Los dominicanos que ya cruzamos el umbral cronológico de los 50 años hemos sido testigos de cambios significativos en la vida cotidiana del país. Un simple ejercicio retrospectivo nos expone a un contundente golpe de nostalgia, sino a un grave sentimiento de pérdida.
En mi niñez, en esos añorados años en Los Arroces, Bonao, la vida transcurría tranquila, solo alterada por las noticias de la represión política, los asesinatos de izquierdistas, el calvario de madres y novias que clamaban para saber el paradero de sus hijos, hermanos y parejas presos de manera irregular o desaparecidos para siempre, las comisiones investigadoras y todo el menú que usaba el gobierno encabezado por Joaquín Balaguer para mantenerse en el poder, a costa de cualquier cosa, aún fuera la vida de miles de jóvenes que no podían soportar la idea de ver el país avanzar por el camino pedregoso del entreguismo y la corruptela generalizada.
Pero a la par con ese cuadro desgarrador, de sangre y llanto, existía la esperanza de que una vez derrotada la dictadura balaguerista, llegaría el tiempo de la democracia, el país se reunificaría y avanzaríamos hacia una sociedad de libertades y de progreso, libres ya de los “remanentes del trujillato”, con leyes democráticas, con presidentes jóvenes, progresistas, y muchos, muchísimos hasta soñábamos que “la revolución triufará, para redimir a este pueblo”.
La dictadura cayó en 1978, y hubo logros significativos en términos de libertades, de importantes avances en la democratización del Estado. Sin embargo, se fueron a pique los sueños de institucionalidad, de construcción de un país donde se garantice la aplicación de las leyes para que “el que la haga la pague“, de un gobierno que vele por el interés nacional, que defienda los bienes de las mayorías, que sus funcionarios no se roben lo que es de todos.
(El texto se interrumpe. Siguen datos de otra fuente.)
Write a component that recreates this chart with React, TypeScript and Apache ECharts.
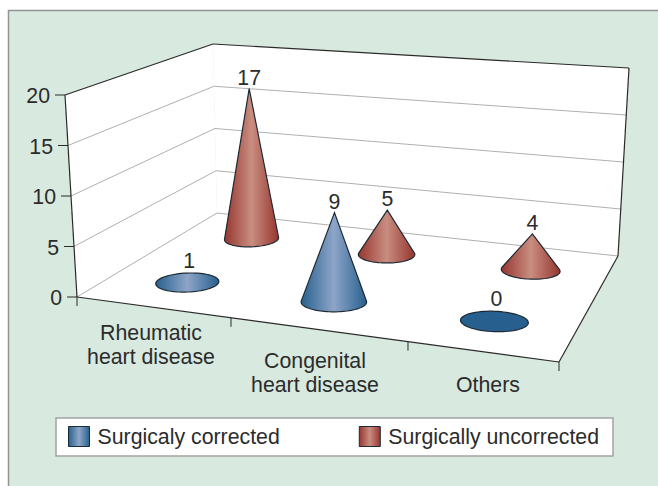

Y como parece que nos han convencido de que padecemos miopía política y no podemos mirar hacia delante, entonces regresamos a Balaguer. A buscar donde no había. Y cuando ya no le fue posible sostenerse más, luego de las cuestionadas elecciones de 1990 y 1994, en 1996 pasó la antorcha del poder a sus herederos, garantizándose así impunidad y conveniente recomposición del poder.
Eso funcionó, y nuestros políticos confían en que nosotros, los ciudadanos, con una campaña electoral “bien llevada“ olvidamos todo, y volvemos a elegir lo mismo. Y si no, miramos atrás y traemos a otro que ya mostró cuál es su librito. Pero tantas malas artes tienen sus efectos secundarios. Esa sensación de que aquí “con cuarto y poder” todo se puede, sumado a la pérdida de otros valores esenciales y a la inequidad en que amplios sectores de la población se desenvuelven, han desbordado el raterismo, la delincuencia callejera, y de paso han traido consigo desesperanza, miedo y frustración a un segmento mayoritario de ciudadanos, que no ve en el horizonte señales de que la situación mejorará en corto o mediano espacio de tiempo.
Al día de hoy, indignados muchos, aterrados otros, llenos de miedo la mayoría, nos preguntamos cómo hemos llegado a este estadío de violencia, de inseguridad ciudadana, de delincuencia generalizada. Y desesperados ante la incapacidad del Estado de garantizar la seguridad en las calles, acudimos a ideas aberrantes como linchamientos, tomar la justicia en las manos, o exigir pena de muerte para cualquier “delincuente común” (que es lo mismo que decir delincuente pobre).
De un país lleno de esperanza en el porvenir, aún en tiempos de represión y muerte como aquellos años, hemos arribado a esto, una nación donde una gran parte de ella tiene sus ojos en autoexiliarse en cualquier país que les garantice seguridad. Hemos llegado a ser un conglomerado en que un importante segmento de sus jóvenes no confían en su potencial como catalizadores de los cambios necesarios para convertir la República Dominicana en el país que hemos soñado.
Se hace urgente que toda la clase dirigente haga un alto en el camino y se revise. Que asuma un mea culpa y se disponga a construir una nueva manera de ejercer la política con un alto sentido ético, para garantizar que esa otra parte importante de la juventud que estudia, que trabaja duro, que emprende y cree en el país se quede y no emigre; para que los empresarios que apuestan al desarrollo y crecimiento económico compitan con equidad, libres de chantaje y competencia desleal auspiciada por otros en connivencia con politicos inescrupulosos.